Concernant l’ajout de sucres dans ses produits, Nestlé adopte deux poids deux mesures entre les pays riches et les pays en développement

En 1974, une campagne d’opinion au rayonnement international a été déclenchée contre le géant de l’industrie agroalimentaire Nestlé. Cette campagne d’interpellation, intitulée Nestlé tue des bébés, s’appuyait sur une étude réalisée par l’organisation britannique War on Want. Celle-ci dénonçait les stratégies publicitaires de l’entreprise multinationale suisse, qui promouvait notamment son lait en poudre au détriment de l’allaitement maternel dans les pays en développement. Cela créait des habitudes chez les mamans qui, associées à des conditions d’hygiène inappropriées, pouvaient causer de graves infections chez les nourrissons susceptibles d’aboutir à leur décès.
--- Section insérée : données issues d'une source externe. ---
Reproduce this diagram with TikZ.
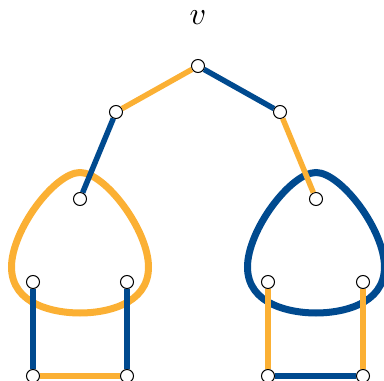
\documentclass[tikz,border=0pt]{standalone}
\usepackage{tikz}
\usetikzlibrary{positioning}
\definecolor{TreeOrange}{RGB}{251, 176, 52}
\definecolor{TreeBlue}{RGB}{0, 74, 143}

\begin{document}
\begin{tikzpicture}[x=1pt, y=-1pt,
    vtx/.style={circle, draw=black, fill=white, line width=1pt, minimum size=13pt, inner sep=0pt},
    oedge/.style={line width=5.5pt, TreeOrange},
    bedge/.style={line width=5.5pt, TreeBlue},
    oloop/.style={line width=7pt, TreeOrange},
    bloop/.style={line width=7pt, TreeBlue}
  ]
    \useasboundingbox (0,0) rectangle (384,381);
    \node[scale=3.2] (vlab) at (198,18) {$v$};
    % tree
    \node[vtx] (v)  at (198,66)  {};
    \node[vtx] (l)  at (116,112) {};
    \node[vtx] (r)  at (280,112) {};
    \node[vtx] (ll) at (80,199)  {};
    \node[vtx] (rr) at (316,199) {};
    \node[vtx] (l1) at (33,282)  {};
    \node[vtx] (l2) at (127,282) {};
    \node[vtx] (l3) at (33,376)  {};
    \node[vtx] (l4) at (127,376) {};
    \node[vtx] (r1) at (268,282) {};
    \node[vtx] (r2) at (363,282) {};
    \node[vtx] (r3) at (268,376) {};
    \node[vtx] (r4) at (363,376) {};
    % loops
    \foreach \dx/\st in {0/oloop, 236/bloop}
      \draw[\st, shift={(\dx,0)}] (80,172.5)
        .. controls (105,172.5) and (148.5,230) .. (148.5,267)
        .. controls (148.5,305) and (105,313) .. (80,313)
        .. controls (55,313) and (11.5,305) .. (11.5,267)
        .. controls (11.5,230) and (55,172.5) .. cycle;
    % edges
    \draw[oedge] (v) -- (l);
    \draw[bedge] (v) -- (r);
    \draw[bedge] (l) -- (ll);
    \draw[oedge] (r) -- (rr);
    \draw[bedge] (l1) -- (l3);
    \draw[bedge] (l2) -- (l4);
    \draw[oedge] (l3) -- (l4);
    \draw[oedge] (r1) -- (r3);
    \draw[oedge] (r2) -- (r4);
    \draw[bedge] (r3) -- (r4);
  \end{tikzpicture}
\end{document}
Le 22 avril 2024, un demi-siècle plus tard, l’organisation suisse Public Eye et le Réseau international d’action pour l’alimentation infantile (IBFAN) ont publié une nouvelle étude sur les pratiques de Nestlé dans les pays à revenu faible ou intermédiaire. Le document affirme que deux importantes marques d’aliments pour bébés et très jeunes enfants du groupe (les céréales de blé Cerelac et le lait en poudre Nido) contiennent des niveaux élevés de sucre ajouté, alors que ces produits en sont exempts en Suisse et dans la plupart des marchés européens. En outre, l’organisation précise que pour conforter sa place de leader sur les marchés, Nestlé emploie des stratégies de marketing offensives et trompeuses faisant intervenir des professionnels de santé et des influenceurs.

Depuis de nombreuses années, l’Organisation mondiale de la Santé (OMS) alerte la communauté internationale sur l’ampleur que prend l’épidémie d’obésité dans le monde, et particulièrement dans les pays en développement. Elle prévient aussi que l’absorption de sucre dès la petite enfance crée des addictions qui peuvent durer toute la vie et avoir des répercussions graves sur la santé. C’est pourquoi l’OMS recommande d’exclure tous les sucres ajoutés de la nourriture destinée aux enfants de moins de trois ans.

IBFAN et Public Eye ont analysé quelque 150 produits commercialisés par Nestlé dans plusieurs pays à faible revenu d’Afrique, d’Asie et d’Amérique latine. Presque tous les produits Cerelac contiennent du sucre ajouté (quasiment l’équivalent d’un morceau de sucre par portion en moyenne). Quant aux portions de lait en poudre Nido, chacune d’entre elles en comporte en moyenne près de 2 grammes. Opposées à cette différence de traitement, les deux ONG ont lancé une pétition demandant à Nestlé de « renoncer immédiatement à l’ajout de sucre dans son assortiment destiné aux enfants de moins de trois ans, partout dans le monde ».